B. Ineffective Assistance of Counsel Standard of Review

The Supreme Court enunciated a two-prong standard for judging a criminal defendant's contention that the Constitution requires a conviction to be set aside because counsel's assistance at trial was ineffective in Strickland v. Washington, 466 U.S. 668 (1984). First, the defendant must show that, considering all the circumstances, counsel's performance fell below an objective standard of reasonableness. Id. at 687-88. To this end, the defendant must identify the acts or omissions that are alleged not to have been the result of reasonable professional judgment. Id. at 690. The court must then determine whether, in light of all the circumstances, the identified acts or omissions were outside the wide range of professionally competent assistance. Id. at 688-90. Second, the defendant must affirmatively prove prejudice. Id. at 691-92. He must show that there is a reasonable probability that, but for counsel's unprofessional errors, the result of the proceeding would have been different. Id. at 694. A reasonable probability is a probability sufficient to undermine confidence in the outcome. Id.

The court need not address both Strickland requirements if the petitioner makes an insufficient showing regarding just one. Id. at 697 (explaining: “[i]f it is easier to dispose of an ineffectiveness claim on the ground of lack of sufficient prejudice, ... that course should be followed.”); Rios v. Rocha, 299 F.3d 796, 805 (9th Cir. 2002) (stating: “[f]ailure to satisfy either prong of the Strickland test obviates the need to consider the other.”)


C. The Warrant and Warrantless Searches

Both of the ineffective assistance of counsel claims challenge alleged searches by Tucson Police officers that occurred when, without a warrant, police officers opened the email attachment that was sent by AOL to the National Center for Missing and Exploited Children (NCMEC), a private organization, which in turn secured Petitioner's identity and sent a Cybertip report with a copy of the image and notation that it “appears to contain child pornography” to Tucson police. Police opened the email attachment without a warrant based on the third-party doctrine, which provides:

[A] person has no legitimate expectation of privacy in information he voluntarily turns over to third parties.” Smith v.
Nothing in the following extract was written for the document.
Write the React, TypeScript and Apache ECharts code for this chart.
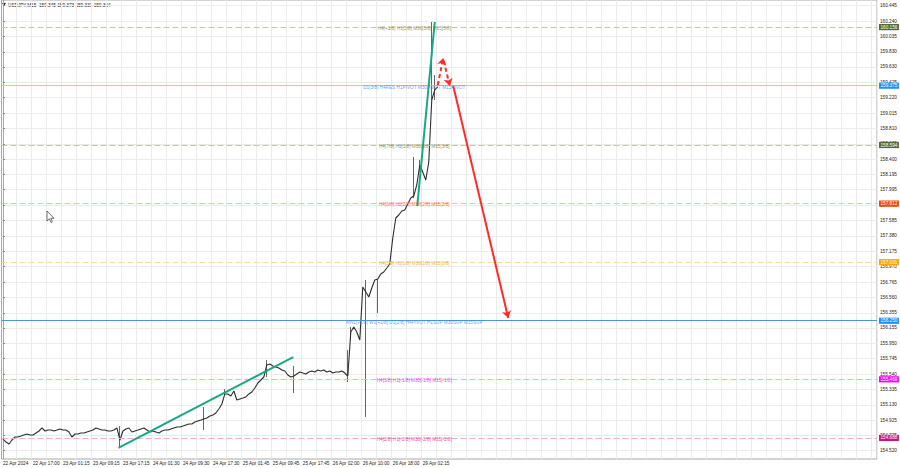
import React, { useEffect, useRef } from "react";
import * as echarts from "echarts";

const HEADER_TEXT = "USDJPY,M15  159.345 159.373 159.331 159.364";

const TIME_LABELS = [
  "22 Apr 2024", "22 Apr 17:00", "23 Apr 01:15", "23 Apr 09:15", "23 Apr 17:15",
  "24 Apr 01:30", "24 Apr 09:30", "24 Apr 17:30", "25 Apr 01:45", "25 Apr 09:45",
  "25 Apr 17:45", "26 Apr 02:00", "26 Apr 10:00", "26 Apr 18:00", "29 Apr 02:15",
];

const Y_TICKS = [
  160.445, 160.24, 160.035, 159.83, 159.63, 159.425, 159.22, 159.015, 158.81, 158.605,
  158.4, 158.195, 157.995, 157.79, 157.585, 157.38, 157.175, 156.97, 156.765, 156.56,
  156.355, 156.155, 155.95, 155.745, 155.54, 155.335, 155.13, 154.925, 154.725, 154.52,
];

// closing prices, one per slot
const CLOSES = [
  154.675, 154.635, 154.609, 154.662, 154.702, 154.702, 154.715, 154.729, 154.742, 154.729,
  154.729, 154.755, 154.782, 154.822, 154.782, 154.795, 154.795, 154.782, 154.795, 154.809,
  154.795, 154.795, 154.769, 154.702, 154.742, 154.742, 154.755, 154.755, 154.769, 154.782,
  154.795, 154.822, 154.809, 154.795, 154.795, 154.782, 154.782, 154.795, 154.822, 154.662,
  154.782, 154.809, 154.822, 154.769, 154.782, 154.795, 154.809, 154.822, 154.795, 154.769,
  154.782, 154.769, 154.755, 154.782, 154.795, 154.795, 154.809, 154.822, 154.835, 154.835,
  154.848, 154.862, 154.875, 154.875, 154.902, 154.915, 154.928, 154.942, 154.955, 154.982,
  154.995, 155.022, 155.075, 155.141, 155.275, 155.275, 155.248, 155.315, 155.195, 155.208,
  155.221, 155.235, 155.275, 155.301, 155.355, 155.421, 155.461, 155.501, 155.661, 155.674,
  155.647, 155.634, 155.621, 155.594, 155.581, 155.528, 155.501, 155.514, 155.541, 155.568,
  155.554, 155.541, 155.568, 155.581, 155.568, 155.594, 155.581, 155.594, 155.568, 155.581,
  155.554, 155.568, 155.568, 155.581, 155.554, 155.514, 156.1, 156.167, 156.1, 155.994,
  156.699, 156.633, 156.566, 156.686, 156.793, 156.806, 156.872, 156.899, 156.952, 157.006,
  157.352, 157.618, 157.658, 157.711, 157.725, 157.805, 157.884, 157.911, 158.058, 158.324,
  158.231, 158.124, 158.364, 159.189, 159.323, 159.364,
];

// notable wicks: [slot, low, high]
const WICKS = [
  [39, 154.556, 154.848],
  [67, 154.795, 155.102],
  [74, 155.248, 155.341],
  [88, 155.5, 155.727],
  [97, 155.288, 155.647],
  [115, 155.434, 155.86],
  [116, 155.994, 156.167],
  [121, 154.968, 156.793],
  [125, 156.353, 156.806],
  [137, 157.884, 158.43],
  [139, 158.231, 158.391],
  [143, 159.189, 160.228],
  [144, 159.189, 159.522],
];

const LEVEL_PRICES = [160.156, 159.375, 158.594, 157.812, 157.031, 156.25, 155.469, 154.688];
const LEVEL_TEXTS = [
  "H4[+1/8] H1[5/8] M30[5/8] M15[5/8]",
  "D1[3/8] H4RES H1PIVOT M30PIVOT M15PIVOT",
  "H4[7/8] H1[3/8] M30[3/8] M15[3/8]",
  "H4[6/8] H1[2/8] M30[2/8] M15[2/8]",
  "H4[5/8] H1[1/8] M30[1/8] M15[1/8]",
  "MN1[+1/8] W1[+1/8] D1[2/8] H4PIVOT H1SUP M30SUP M15SUP",
  "H4[3/8] H1[-1/8] M30[-1/8] M15[-1/8]",
  "H4[2/8] H1[-2/8] M30[-2/8] M15[-2/8]",
];

// annotation lines in (slot, price) space
const TRENDLINES = [
  [[38.5, 154.556], [96.83, 155.767]],
  [[138.17, 157.778], [144.0, 160.228]],
];
const DASHED_ARROWS = [
  [[145.0, 159.39], [146.83, 159.749]],
  [[147.0, 159.709], [149.0, 159.38]],
];
const SOLID_ARROWS = [[[150.17, 159.376], [168.5, 156.287]]];

const LEVEL_STYLES = [
  { line: "#c9c5a6", type: "dashed", text: "#7a7a3a", box: "#556b2f" },
  { line: "#a9cff5", type: "solid", text: "#2f8ee8", box: "#1e90ff" },
  { line: "#c9c5a6", type: "dashed", text: "#7a7a3a", box: "#556b2f" },
  { line: "#f9bca6", type: "dashed", text: "#ff4a12", box: "#ff4500" },
  { line: "#fcd9a3", type: "dashed", text: "#f09a1a", box: "#ffa500" },
  { line: "#4f95de", type: "solid", text: "#2f8ee8", box: "#1e90ff" },
  { line: "#f7a6f7", type: "dashed", text: "#f000f0", box: "#ff00ff" },
  { line: "#f0a8d6", type: "dashed", text: "#e0209a", box: "#c71585" },
];

const SLOTS = 292;
const Y_MIN = 154.409;
const Y_MAX = 160.521;
const LABEL_SLOT = 137.17;
const FONT = "Liberation Sans";
const FS = 4.7;

export default function App() {
  const ref = useRef<HTMLDivElement>(null);
  useEffect(() => {
    if (!ref.current) return;
    const chart = echarts.init(ref.current, null, { renderer: "svg" });
    const cats = Array.from({ length: SLOTS }, (_, i) => String(i));
    const wickData = CLOSES.map((c) => [c, c, c, c]);
    WICKS.forEach(([s, lo, hi]) => {
      const c = CLOSES[s];
      wickData[s] = [c, c, lo, hi];
    });

    const lineMark = (segs: number[][][], color: string, type: any, arrow: boolean) =>
      segs.map(([a, b]) => [
        { coord: a, symbol: "none", lineStyle: { color, width: 2, type } },
        { coord: b, symbol: arrow ? "arrow" : "none", symbolSize: 7 },
      ]);

    const option: any = {
      animation: false,
      backgroundColor: "#ffffff",
      grid: {
        left: 1,
        right: 23,
        top: 0,
        bottom: 9,
        show: true,
        borderColor: "#a8a8a8",
        borderWidth: 1,
      },
      xAxis: [
        {
          type: "category",
          data: cats,
          boundaryGap: true,
          axisLine: { show: false },
          axisTick: { show: false },
          axisLabel: {
            interval: (i: number) => i % 10 === 0 && i / 10 < TIME_LABELS.length,
            formatter: (_v: string, i: number) => TIME_LABELS[i / 10] || "",
            align: "left",
            fontSize: FS,
            fontFamily: FONT,
            color: "#222",
            margin: 2,
          },
          splitLine: {
            show: true,
            interval: (i: number) => i % 5 === 0 && i > 0,
            lineStyle: { color: "#ebebeb", width: 1 },
          },
        },
        {
          type: "value",
          min: -0.5,
          max: SLOTS - 0.5,
          show: false,
          splitLine: { show: false },
        },
      ],
      yAxis: {
        type: "value",
        position: "right",
        min: Y_MIN,
        max: Y_MAX,
        axisLine: { show: true, lineStyle: { color: "#a8a8a8" } },
        axisTick: { show: true, length: 2, customValues: Y_TICKS, lineStyle: { color: "#888" } },
        axisLabel: {
          customValues: Y_TICKS,
          formatter: (v: number) => v.toFixed(3),
          fontSize: FS,
          fontFamily: FONT,
          color: "#222",
          margin: 3,
        },
        splitLine: { show: true, lineStyle: { color: "#ebebeb", width: 1 } },
      },
      graphic: [
        {
          type: "polygon",
          shape: { points: [[2, 3], [6, 3], [4, 6]] },
          style: { fill: "#222" },
        },
        {
          type: "text",
          left: 8,
          top: 2.5,
          style: { text: HEADER_TEXT, fontSize: FS, fontFamily: FONT, fill: "#222" },
        },
        {
          type: "polygon",
          shape: {
            points: [[47, 211], [47, 221], [49.4, 218.8], [51, 222.4], [52.4, 221.8], [50.8, 218.3], [54, 218.3]],
          },
          style: { fill: "#ffffff", stroke: "#333", lineWidth: 0.7 },
          z: 100,
        },
      ],
      series: [
        {
          type: "line",
          name: "close",
          data: CLOSES,
          showSymbol: false,
          lineStyle: { color: "#2e2e2e", width: 1.1 },
          z: 3,
          markLine: {
            silent: true,
            symbol: "none",
            data: LEVEL_PRICES.map((p, i) => ({
              yAxis: p,
              lineStyle: {
                color: LEVEL_STYLES[i].line,
                type: LEVEL_STYLES[i].type === "dashed" ? [6, 3] : "solid",
                width: 1,
              },
              label: {
                show: true,
                position: "end",
                distance: 2,
                formatter: p.toFixed(3),
                backgroundColor: LEVEL_STYLES[i].box,
                color: "#ffffff",
                fontSize: FS,
                fontFamily: FONT,
                padding: [0.8, 1.5, 0.4, 1.5],
              },
            })),
          },
        },
        {
          type: "candlestick",
          name: "wicks",
          data: wickData,
          barWidth: 1,
          itemStyle: {
            color: "#555",
            color0: "#555",
            borderColor: "#666",
            borderColor0: "#666",
            borderWidth: 1,
          },
          z: 2,
        },
        {
          type: "scatter",
          name: "levelText",
          xAxisIndex: 1,
          symbolSize: 0,
          silent: true,
          z: 5,
          data: LEVEL_PRICES.map((p, i) => ({
            value: [LABEL_SLOT, p],
            label: {
              show: true,
              formatter: LEVEL_TEXTS[i],
              color: LEVEL_STYLES[i].text,
            },
          })),
          label: {
            show: true,
            position: "inside",
            offset: [0, 1.5],
            fontSize: FS,
            fontFamily: FONT,
          },
        },
        {
          type: "line",
          name: "annotations",
          xAxisIndex: 1,
          data: [],
          z: 6,
          markLine: {
            silent: true,
            label: { show: false },
            data: [
              ...lineMark(TRENDLINES, "#18a884", "solid", false),
              ...lineMark(DASHED_ARROWS, "#ff2a2a", [4, 3], true),
              ...lineMark(SOLID_ARROWS, "#ff2a2a", "solid", true),
            ],
          },
        },
      ],
    };
    chart.setOption(option);
    return () => chart.dispose();
  }, []);
  return <div ref={ref} style={{ width: 900, height: 468, position: "absolute", left: 0, top: 0 }} />;
}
Maryland, 442 U.S. [735, 743-44 (1979)]. That remains true “even if the information is revealed on the assumption that it will be used only for a limited purpose.” United States v. Miller, 425 U.S. 435, 443, 96 S.Ct. 1619, 48 L.Ed.2d 71 (1976). As a result, the Government is typically free to obtain such information from the recipient without triggering Fourth Amendment protections.

Carpenter v. United States, 138 S.Ct. 2206, 2216 (2018).

Detective Holewinski obtained a search warrant for Petitioner's home, including any electronic devices based on his affidavit which stated in pertinent part that AOL had made a Cybertip report to NCMEC “in reference to one of its users sending an image depicting child sexual abuse to another email address.” The affidavit described the image attached to the email as: “sexually exploitive in nature.” Detective Holewinski described the filename 266211007.jpeg as: “an image file of a prepubescent male child who appears to be between 7 and 12 years of age. The boy is wearing a red shirt and is wearing a pair of boxer shorts that are pulled down to his upper thighs. The child is lying back and his erect penis is exposed. The focus of the image is on the child's penis.” The affidavit reflects that the police had verified the tip as “in fact” depicting a child in a state of exploitive exhibition” and secured thereafter the comcast subscriber information which reflected the subscriber was a landscape company owned by the Petitioner. The Court accepts Petitioner's argument that information provided in the affidavit, without the description of the email attachment after it was viewed by Holewinski, would not have been enough to


secure the warrant to search Petitioner's home and electronic devices. (Motion at Ex. 3: Warrant and Affidavit (Doc. 1-2) at 44-47.)

The original warrant was to be executed on September 4, 2014. Police amended the warrant based on an affidavit attesting that Petitioner was out of town and would be back in town the week of September 8, 2014. Petitioner argues that he was home on the 4th, therefore, the warrant affidavit falsely stated that he would not be home until the 8th.

D. Ineffective Assistance of Trial Counsel

1. Carpenter v. United States, 138 U.S. 2206 (2018): Third Party Doctrine

When an individual intends to preserve something as private, and this expectation of privacy is one that society is prepared to recognize as reasonable, then intrusion into that private sphere by the government is a search under the Fourth Amendment and requires a warrant. Id. at 2213. “‘[A] person has no legitimate expectation of privacy in information he voluntarily turns over to third parties.'” Id. at 2216 (quoting Smith, 442 U.S. at 743-44). This is true “‘even if the information is revealed on the assumption that it will be used only for a limited purpose.'” Id. (quoting Miller, 425 U.S. at 443).

During the pendency of his direct appeal, the Supreme Court issued Carpenter, upon which Petitioner relies to argue that the third-party doctrine will not support the warrantless search of the email attachment by police. States v. VanDyck, 776 Fed.Appx. 495, 496-97 (9th Cir. 2019).